━━━━━ RECORDED DATA
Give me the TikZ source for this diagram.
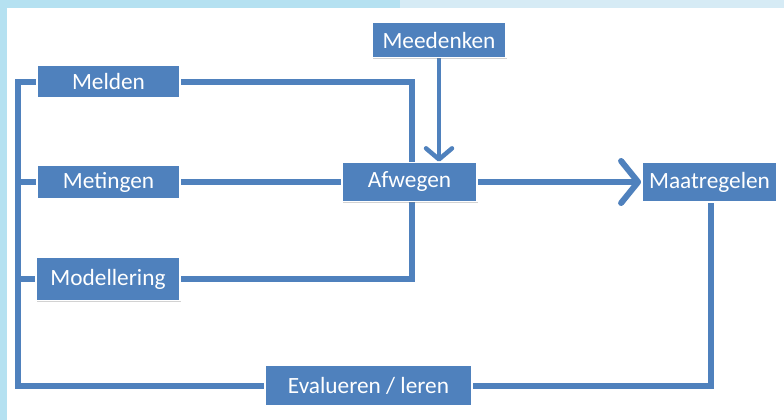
\documentclass[tikz,border=0pt]{standalone}
\usepackage{fontspec}
\setmainfont{Carlito}
\usetikzlibrary{arrows.meta,shadows}
\pgfdeclarelayer{bg}
\pgfdeclarelayer{lines}
\pgfsetlayers{bg,lines,main}
\definecolor{boxblue}{HTML}{4F81BD}
\definecolor{stripA}{HTML}{B5E1F1}
\definecolor{stripB}{HTML}{D6EBF5}
\tikzset{
  box/.style={fill=boxblue, draw=white, line width=1.8pt, text=white,
    font=\fontsize{23.3}{27}\selectfont, inner sep=0pt,
    drop shadow={opacity=0.35, shadow xshift=0.8pt, shadow yshift=-1.2pt}},
  conn/.style={draw=boxblue, line width=6pt},
  arr/.style={draw=boxblue, line width=4.5pt, -{Straight Barb[round,length=11pt,width=26pt]}},
  bigarr/.style={draw=boxblue, line width=6pt, -{Straight Barb[round,length=17pt,width=42pt]}}
}
\begin{document}
\begin{tikzpicture}[x=1pt,y=-1pt]
\useasboundingbox (0,0) rectangle (784,420);
\begin{pgfonlayer}{bg}
\fill[white] (0,0) rectangle (784,420);
\fill[stripA] (0,0) rectangle (7,420);
\fill[stripA] (0,0) rectangle (400,8);
\fill[stripB] (400,0) rectangle (784,8);
\end{pgfonlayer}

\node[box, minimum width=134pt, minimum height=35pt] (meed) at (439,40) {Meedenken};
\node[box, minimum width=143pt, minimum height=33pt] (meld) at (108.5,81.5) {Melden};
\node[box, minimum width=143pt, minimum height=34pt] (meti) at (108.5,182) {Metingen};
\node[box, minimum width=144pt, minimum height=43pt] (mode) at (108,279) {Modellering};
\node[box, minimum width=135pt, minimum height=39pt] (afw) at (409.5,182) {Afwegen};
\node[box, minimum width=135pt, minimum height=40pt] (maat) at (709.5,182) {Maatregelen};
\node[box, minimum width=207pt, minimum height=41pt] (eval) at (368.5,385.5) {Evalueren / leren};

\coordinate (tl) at (18,81.5);
\coordinate (bl) at (18,385.5);

\begin{pgfonlayer}{lines}
\draw[conn, line join=miter] (meld.west) -- (tl) -- (bl) -- (eval.west);
\draw[conn] (meti.west) -- (meti.west -| tl);
\draw[conn] (mode.west) -- (mode.west -| tl);
\draw[conn, line join=miter] (meld.east) -| ([xshift=2pt]afw.north);
\draw[conn] (meti.east) -- (afw.west);
\draw[conn, line join=miter] (mode.east) -| ([xshift=2pt]afw.south);
\draw[conn, line join=miter] (eval.east) -| ([xshift=1.5pt]maat.south);
\draw[arr] (meed.south) -- (meed.south |- afw.north);
\draw[bigarr] (afw.east) -- (maat.west);
\end{pgfonlayer}
\end{tikzpicture}
\end{document}
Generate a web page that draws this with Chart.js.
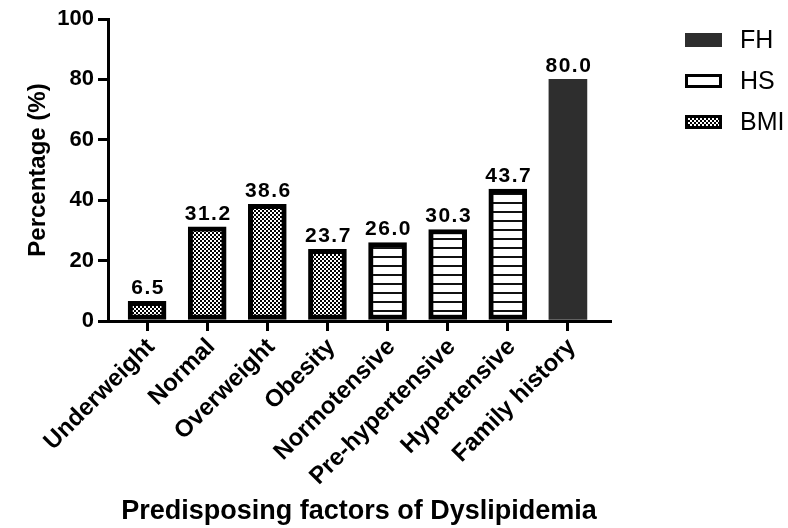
━━━━━━━━━━
WRITTEN EXERCISE: The pictures in the entries should be left out; output everything else exactly.

EXERCISE RESULT:
Give me the TikZ source for this diagram.
\documentclass[tikz,border=0pt]{standalone}
\usepackage{fontspec}
\setmainfont{Carlito}
\usetikzlibrary{arrows.meta,shadows}
\pgfdeclarelayer{bg}
\pgfdeclarelayer{lines}
\pgfsetlayers{bg,lines,main}
\definecolor{boxblue}{HTML}{4F81BD}
\definecolor{stripA}{HTML}{B5E1F1}
\definecolor{stripB}{HTML}{D6EBF5}
\tikzset{
  box/.style={fill=boxblue, draw=white, line width=1.8pt, text=white,
    font=\fontsize{23.3}{27}\selectfont, inner sep=0pt,
    drop shadow={opacity=0.35, shadow xshift=0.8pt, shadow yshift=-1.2pt}},
  conn/.style={draw=boxblue, line width=6pt},
  arr/.style={draw=boxblue, line width=4.5pt, -{Straight Barb[round,length=11pt,width=26pt]}},
  bigarr/.style={draw=boxblue, line width=6pt, -{Straight Barb[round,length=17pt,width=42pt]}}
}
\begin{document}
\begin{tikzpicture}[x=1pt,y=-1pt]
\useasboundingbox (0,0) rectangle (784,420);
\begin{pgfonlayer}{bg}
\fill[white] (0,0) rectangle (784,420);
\fill[stripA] (0,0) rectangle (7,420);
\fill[stripA] (0,0) rectangle (400,8);
\fill[stripB] (400,0) rectangle (784,8);
\end{pgfonlayer}

\node[box, minimum width=134pt, minimum height=35pt] (meed) at (439,40) {Meedenken};
\node[box, minimum width=143pt, minimum height=33pt] (meld) at (108.5,81.5) {Melden};
\node[box, minimum width=143pt, minimum height=34pt] (meti) at (108.5,182) {Metingen};
\node[box, minimum width=144pt, minimum height=43pt] (mode) at (108,279) {Modellering};
\node[box, minimum width=135pt, minimum height=39pt] (afw) at (409.5,182) {Afwegen};
\node[box, minimum width=135pt, minimum height=40pt] (maat) at (709.5,182) {Maatregelen};
\node[box, minimum width=207pt, minimum height=41pt] (eval) at (368.5,385.5) {Evalueren / leren};

\coordinate (tl) at (18,81.5);
\coordinate (bl) at (18,385.5);

\begin{pgfonlayer}{lines}
\draw[conn, line join=miter] (meld.west) -- (tl) -- (bl) -- (eval.west);
\draw[conn] (meti.west) -- (meti.west -| tl);
\draw[conn] (mode.west) -- (mode.west -| tl);
\draw[conn, line join=miter] (meld.east) -| ([xshift=2pt]afw.north);
\draw[conn] (meti.east) -- (afw.west);
\draw[conn, line join=miter] (mode.east) -| ([xshift=2pt]afw.south);
\draw[conn, line join=miter] (eval.east) -| ([xshift=1.5pt]maat.south);
\draw[arr] (meed.south) -- (meed.south |- afw.north);
\draw[bigarr] (afw.east) -- (maat.west);
\end{pgfonlayer}
\end{tikzpicture}
\end{document}
Generate a web page that draws this with Chart.js.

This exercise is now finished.